The lines from the beginning of the records below through the one holding "const rightTicks = [0, 1, 2, 3, 4, 5, 6, 7];" are to be copied exactly; leave the pictures out.

[Stored records]

==*==

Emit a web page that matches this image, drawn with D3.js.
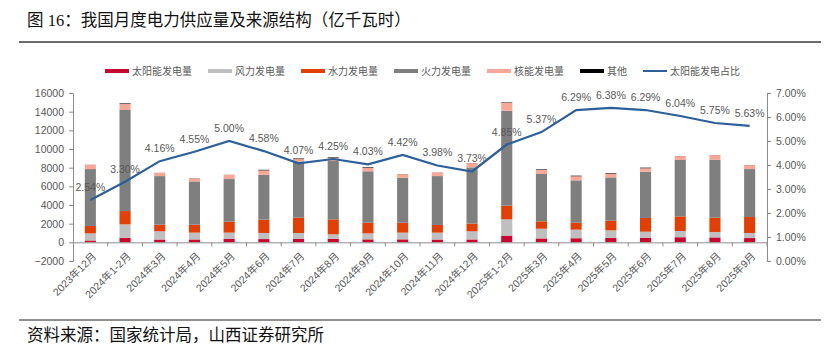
<!DOCTYPE html>
<html>
<head>
<meta charset="utf-8">
<script src="https://cdn.jsdelivr.net/npm/d3@7/dist/d3.min.js"></script>
<style>
  html, body { margin: 0; padding: 0; background: #fff; }
  svg { display: block; }
</style>
</head>
<body>
<svg id="chart" width="840" height="349"></svg>
<script>
// Monthly power supply by source (亿千瓦时) and solar share
const categories = ["2023年12月","2024年1-2月","2024年3月","2024年4月","2024年5月","2024年6月","2024年7月","2024年8月","2024年9月","2024年10月","2024年11月","2024年12月","2025年1-2月","2025年3月","2025年4月","2025年5月","2025年6月","2025年7月","2025年8月","2025年9月"];
const solar   = [200, 480, 300, 310, 360, 350, 360, 380, 320, 320, 300, 310, 720, 420, 440, 470, 500, 550, 530, 460];
const wind    = [760, 1450, 880, 730, 680, 650, 640, 480, 640, 720, 740, 870, 1740, 1040, 920, 820, 640, 660, 580, 540];
const hydro   = [790, 1420, 710, 850, 1170, 1430, 1640, 1600, 1150, 1070, 820, 820, 1470, 790, 750, 1030, 1470, 1570, 1530, 1710];
const thermal = [6100, 10830, 5210, 4640, 4570, 4820, 6030, 6250, 5500, 4820, 5240, 6030, 10170, 5070, 4530, 4640, 4960, 6040, 6210, 5140];
const nuclear = [460, 650, 340, 340, 450, 460, 250, 330, 390, 380, 390, 460, 840, 430, 440, 400, 370, 420, 490, 420];
const other   = [10, 60, 10, 10, 10, 60, 60, 60, 60, 10, 10, 10, 50, 60, 60, 60, 60, 10, 10, 10];
const solarShare = [2.54, 3.30, 4.16, 4.55, 5.00, 4.58, 4.07, 4.25, 4.03, 4.42, 3.98, 3.73, 4.85, 5.37, 6.29, 6.38, 6.29, 6.04, 5.75, 5.63];

const leftTicks  = [-2000, 0, 2000, 4000, 6000, 8000, 10000, 12000, 14000, 16000];
const rightTicks = [0, 1, 2, 3, 4, 5, 6, 7];

const seriesNames  = ["太阳能发电量", "风力发电量", "水力发电量", "火力发电量", "核能发电量", "其他"];
const seriesColors = ["#C8072F", "#BFBFBF", "#E03F06", "#7F7F7F", "#F9A796", "#000000"];
const lineName  = "太阳能发电占比";
const lineColor = "#2D5F99";

const titleText  = "图 16：我国月度电力供应量及来源结构（亿千瓦时）";
const sourceText = "资料来源：国家统计局，山西证券研究所";

const rows = categories.map((c, i) => ({
  cat: c, s0: solar[i], s1: wind[i], s2: hydro[i], s3: thermal[i], s4: nuclear[i], s5: other[i]
}));
const keys = ["s0", "s1", "s2", "s3", "s4", "s5"];

const svg = d3.select("#chart");
const cjk = "'Liberation Sans', Arial, 'Noto Sans CJK SC', sans-serif";
const axisGray = "#8C8C8C";
const textGray = "#595959";

svg.append("rect").attr("width", 840).attr("height", 349).attr("fill", "#fff");

// Header and footer
svg.append("text").attr("x", 27).attr("y", 26)
  .attr("font-family", "'Liberation Serif', 'Noto Sans CJK SC', serif")
  .attr("font-size", 16.5).attr("fill", "#111").text(titleText);
svg.append("line").attr("x1", 19).attr("x2", 821).attr("y1", 42).attr("y2", 42)
  .attr("stroke", "#3a3a3a").attr("stroke-width", 1.3);
svg.append("line").attr("x1", 19).attr("x2", 821).attr("y1", 320).attr("y2", 320)
  .attr("stroke", "#6a6a6a").attr("stroke-width", 1.3);
svg.append("text").attr("x", 27).attr("y", 341)
  .attr("font-family", "'Liberation Serif', 'Noto Sans CJK SC', serif")
  .attr("font-size", 16.5).attr("fill", "#111").text(sourceText);

// Scales
const x = d3.scaleBand().domain(categories).range([73, 767]).paddingInner(0.68).paddingOuter(0.34);
const y = d3.scaleLinear().domain([-2000, 16000]).range([261, 93]);
const yR = d3.scaleLinear().domain([0, 7]).range([261, 93]);

// Stacked bars
const stacked = d3.stack().keys(keys)(rows);
svg.append("g").selectAll("g").data(stacked).join("g")
  .attr("fill", (d, i) => seriesColors[i])
  .selectAll("rect").data(d => d).join("rect")
  .attr("x", d => x(d.data.cat))
  .attr("width", x.bandwidth())
  .attr("y", d => y(d[1]))
  .attr("height", d => Math.max(0, y(d[0]) - y(d[1])));

// Left axis
const gL = svg.append("g").attr("transform", "translate(73,0)")
  .call(d3.axisLeft(y).tickValues(leftTicks).tickFormat(d3.format("d")).tickSize(4).tickPadding(5).tickSizeOuter(0));
// Right axis
const gR = svg.append("g").attr("transform", "translate(767,0)")
  .call(d3.axisRight(yR).tickValues(rightTicks).tickFormat(d => d.toFixed(2) + "%").tickSize(4).tickPadding(5).tickSizeOuter(0));
[gL, gR].forEach(g => {
  g.select(".domain").attr("stroke", axisGray);
  g.selectAll(".tick line").attr("stroke", axisGray);
  g.selectAll("text").attr("fill", textGray).attr("font-size", 10.5).attr("font-family", cjk);
});

// Category axis on the zero line
const gX = svg.append("g").attr("transform", `translate(0,${y(0)})`)
  .call(d3.axisBottom(x).tickSize(0).tickPadding(0).tickSizeOuter(0));
gX.select(".domain").attr("stroke", axisGray);
gX.selectAll(".tick text")
  .attr("fill", textGray).attr("font-size", 10.5).attr("font-family", cjk)
  .attr("text-anchor", "end")
  .attr("transform", "translate(4,12) rotate(-45)")
  .attr("dy", "0.35em");
// boundary ticks between categories
const bounds = categories.map(c => x(c) + x.bandwidth() / 2 + x.step() / 2);
gX.selectAll(".bound").data(bounds).join("line").attr("class", "bound")
  .attr("x1", d => d).attr("x2", d => d).attr("y1", 0).attr("y2", 4)
  .attr("stroke", axisGray);

// Solar share line
const cx = c => x(c) + x.bandwidth() / 2;
const line = d3.line().x((d, i) => cx(categories[i])).y(d => yR(d));
svg.append("path").datum(solarShare).attr("d", line)
  .attr("fill", "none").attr("stroke", lineColor).attr("stroke-width", 2.2);
svg.append("g").selectAll("text").data(solarShare).join("text")
  .attr("x", (d, i) => cx(categories[i]))
  .attr("y", d => yR(d) - 9)
  .attr("text-anchor", "middle")
  .attr("font-size", 10.5).attr("font-family", cjk).attr("fill", textGray)
  .text(d => d.toFixed(2) + "%");

// Legend
const legendX = [105, 208, 301, 394, 487, 580];
const lg = svg.append("g");
seriesNames.forEach((n, i) => {
  lg.append("rect").attr("x", legendX[i]).attr("y", 69).attr("width", 24).attr("height", 4).attr("fill", seriesColors[i]);
  lg.append("text").attr("x", legendX[i] + 27).attr("y", 74.5)
    .attr("font-size", 10).attr("font-family", cjk).attr("fill", textGray).text(n);
});
lg.append("line").attr("x1", 643).attr("x2", 667).attr("y1", 71).attr("y2", 71)
  .attr("stroke", lineColor).attr("stroke-width", 2);
lg.append("text").attr("x", 670).attr("y", 74.5)
  .attr("font-size", 10).attr("font-family", cjk).attr("fill", textGray).text(lineName);
</script>
</body>
</html>
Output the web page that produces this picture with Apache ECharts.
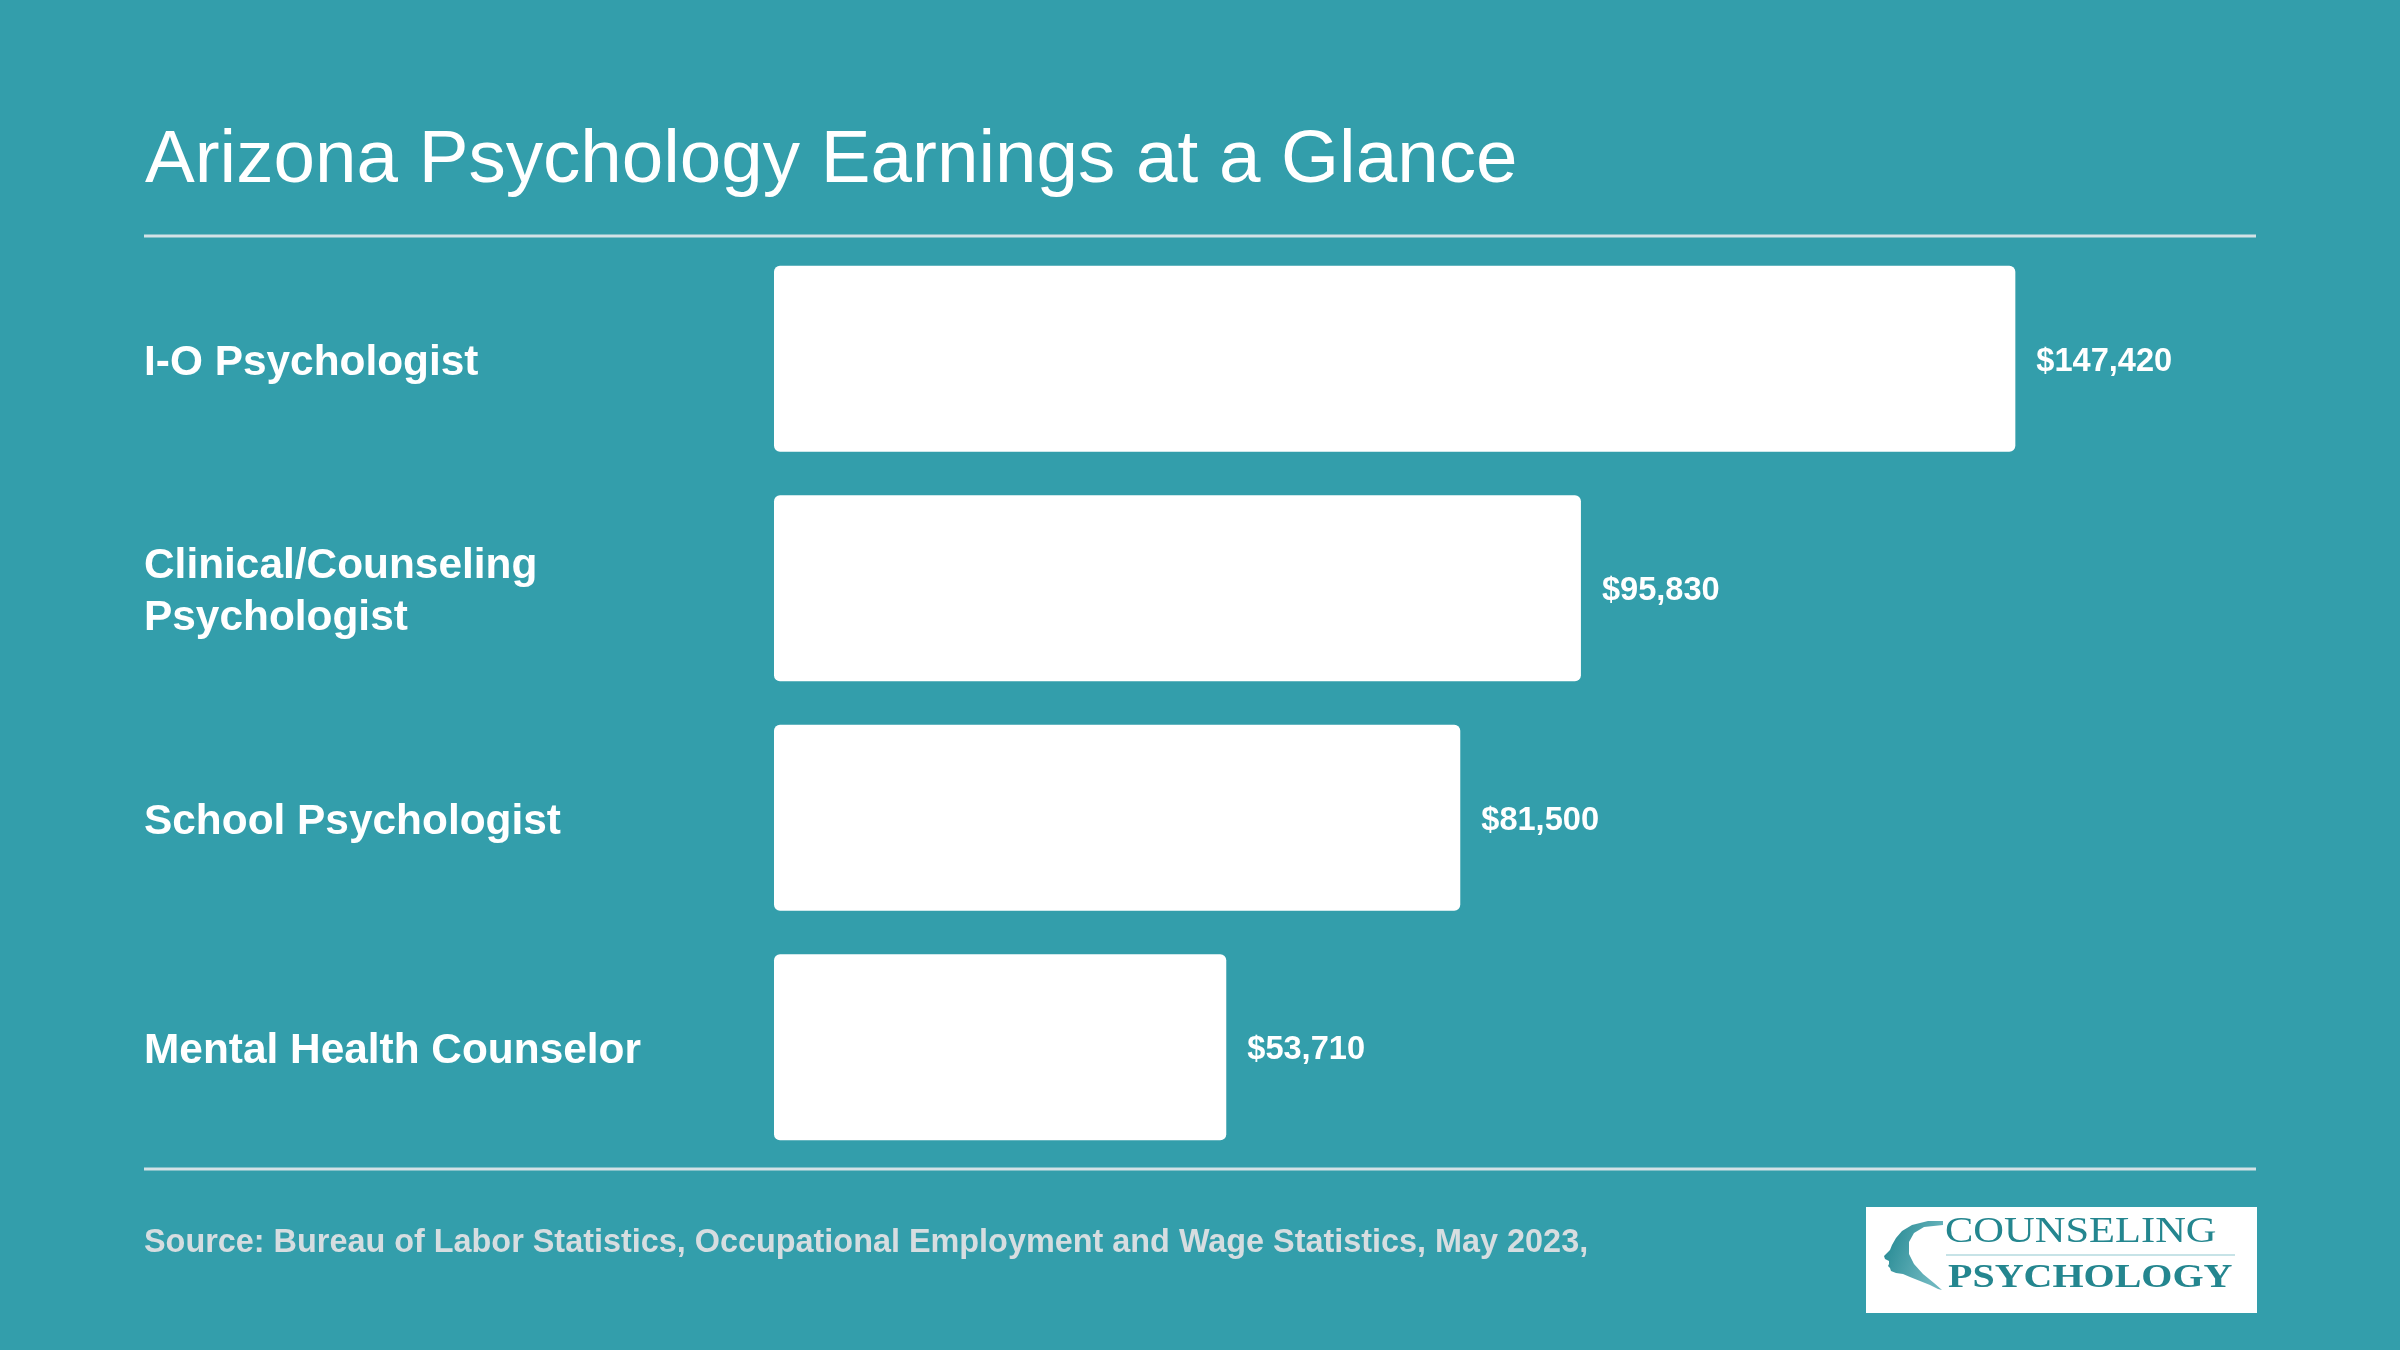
<!DOCTYPE html>
<html lang="en">
<head>
    <meta charset="UTF-8">
    <title>Arizona Psychology Earnings at a Glance</title>
    <script src="https://cdn.jsdelivr.net/npm/echarts@6/dist/echarts.min.js"></script>
    <style>
        html, body { margin: 0; padding: 0; background: #339eab; }
        #main { width: 2400px; height: 1350px; }
    </style>
</head>
<body>
<div id="main"></div>
<script>
    // data
    var categories = ['I-O Psychologist', 'Clinical/Counseling\nPsychologist', 'School Psychologist', 'Mental Health Counselor'];
    var salaries = [147420, 95830, 81500, 53710];

    var font = '"Liberation Sans", Arial, Helvetica, sans-serif';
    var serif = '"Liberation Serif", "DejaVu Serif", serif';
    var logoColor = '#24868f';

    var myChart = echarts.init(document.getElementById('main'));

    // head silhouette of the logo (decoration only)
    var headOutline = [
        [1943, 1221], [1928, 1221], [1912, 1225], [1902, 1231], [1896, 1238], [1892, 1245], [1890, 1250],
        [1884, 1256], [1885, 1259], [1889, 1261], [1889, 1264], [1888, 1266], [1890, 1268], [1891, 1271],
        [1896, 1273], [1903, 1274], [1910, 1277], [1920, 1281], [1930, 1285], [1938, 1289], [1942, 1290],
        [1934, 1283], [1923, 1274], [1914, 1264], [1909, 1254], [1909, 1242], [1914, 1233], [1924, 1227], [1943, 1225]
    ];

    var option = {
        backgroundColor: '#339eab',
        animation: false,
        title: {
            text: 'Arizona Psychology Earnings at a Glance',
            left: 140,
            top: 119,
            textStyle: {
                color: '#ffffff',
                fontFamily: font,
                fontWeight: 'normal',
                fontSize: 74.6,
                lineHeight: 75
            }
        },
        grid: {
            left: 774,
            top: 244,
            width: 1482,
            height: 918,
            containLabel: false
        },
        xAxis: {
            type: 'value',
            min: 0,
            max: 176000,
            show: false,
            splitLine: {show: false}
        },
        yAxis: {
            type: 'category',
            inverse: true,
            data: categories,
            axisLine: {show: false},
            axisTick: {show: false},
            axisLabel: {
                align: 'left',
                margin: 630,
                formatter: function (v) {
                    // small spacer line on top nudges the label down a few pixels
                    return '{s| }\n' + v.split('\n').map(function (t) {
                        return '{a|' + t + '}';
                    }).join('\n');
                },
                rich: {
                    s: {fontSize: 1, lineHeight: 9, height: 9},
                    a: {
                        color: '#ffffff',
                        fontFamily: font,
                        fontWeight: 'bold',
                        fontSize: 42.4,
                        lineHeight: 52
                    }
                }
            }
        },
        series: [
            {
                type: 'bar',
                data: salaries,
                barWidth: 186,
                itemStyle: {color: '#ffffff', borderRadius: 6},
                label: {
                    show: true,
                    position: 'right',
                    distance: 20,
                    offset: [1, 3],
                    color: '#ffffff',
                    fontFamily: font,
                    fontWeight: 'bold',
                    fontSize: 32.6,
                    formatter: function (p) {
                        return '$' + p.value.toLocaleString('en-US');
                    }
                }
            }
        ],
        graphic: [
            // rules
            {type: 'line', shape: {x1: 144, y1: 236, x2: 2256, y2: 236}, style: {stroke: '#d3e2e6', lineWidth: 3}},
            {type: 'line', shape: {x1: 144, y1: 1169, x2: 2256, y2: 1169}, style: {stroke: '#d3e2e6', lineWidth: 3}},
            // source
            {
                type: 'text', x: 144, y: 1243,
                style: {
                    text: 'Source: Bureau of Labor Statistics, Occupational Employment and Wage Statistics, May 2023,',
                    fill: '#d6dde0', font: 'bold 32.4px ' + font, textVerticalAlign: 'middle'
                }
            },
            // logo box
            {type: 'rect', shape: {x: 1866, y: 1207, width: 391, height: 106}, style: {fill: '#ffffff'}},
            {
                type: 'polygon', shape: {points: headOutline},
                style: {
                    fill: {
                        type: 'linear', x: 0, y: 0, x2: 1, y2: 0.3,
                        colorStops: [{offset: 0, color: '#1f858f'}, {offset: 1, color: '#6cb6be'}]
                    }
                }
            },
            {
                type: 'text', x: 1945, y: 1233, scaleY: 0.84,
                style: {text: 'COUNSELING', fill: logoColor, font: '42.5px ' + serif, textVerticalAlign: 'middle'}
            },
            {type: 'line', shape: {x1: 1946, y1: 1255, x2: 2235, y2: 1255}, style: {stroke: '#c7e3e7', lineWidth: 2}},
            {
                type: 'text', x: 1948, y: 1278, scaleY: 0.84,
                style: {text: 'PSYCHOLOGY', fill: logoColor, font: 'bold 40px ' + serif, textVerticalAlign: 'middle'}
            }
        ]
    };
    myChart.setOption(option);
</script>
</body>
</html>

==*==

The completed task.
Emit a web page that matches this image, drawn with D3.js.
<!DOCTYPE html>
<html>
<head>
<meta charset="utf-8">
<script src="https://cdn.jsdelivr.net/npm/d3@7/dist/d3.min.js"></script>
<style>
  html, body { margin: 0; padding: 0; background: #fff; }
  svg { display: block; }
</style>
</head>
<body>
<svg id="chart" width="840" height="349"></svg>
<script>
// Monthly power supply by source (亿千瓦时) and solar share
const categories = ["2023年12月","2024年1-2月","2024年3月","2024年4月","2024年5月","2024年6月","2024年7月","2024年8月","2024年9月","2024年10月","2024年11月","2024年12月","2025年1-2月","2025年3月","2025年4月","2025年5月","2025年6月","2025年7月","2025年8月","2025年9月"];
const solar   = [200, 480, 300, 310, 360, 350, 360, 380, 320, 320, 300, 310, 720, 420, 440, 470, 500, 550, 530, 460];
const wind    = [760, 1450, 880, 730, 680, 650, 640, 480, 640, 720, 740, 870, 1740, 1040, 920, 820, 640, 660, 580, 540];
const hydro   = [790, 1420, 710, 850, 1170, 1430, 1640, 1600, 1150, 1070, 820, 820, 1470, 790, 750, 1030, 1470, 1570, 1530, 1710];
const thermal = [6100, 10830, 5210, 4640, 4570, 4820, 6030, 6250, 5500, 4820, 5240, 6030, 10170, 5070, 4530, 4640, 4960, 6040, 6210, 5140];
const nuclear = [460, 650, 340, 340, 450, 460, 250, 330, 390, 380, 390, 460, 840, 430, 440, 400, 370, 420, 490, 420];
const other   = [10, 60, 10, 10, 10, 60, 60, 60, 60, 10, 10, 10, 50, 60, 60, 60, 60, 10, 10, 10];
const solarShare = [2.54, 3.30, 4.16, 4.55, 5.00, 4.58, 4.07, 4.25, 4.03, 4.42, 3.98, 3.73, 4.85, 5.37, 6.29, 6.38, 6.29, 6.04, 5.75, 5.63];

const leftTicks  = [-2000, 0, 2000, 4000, 6000, 8000, 10000, 12000, 14000, 16000];
const rightTicks = [0, 1, 2, 3, 4, 5, 6, 7];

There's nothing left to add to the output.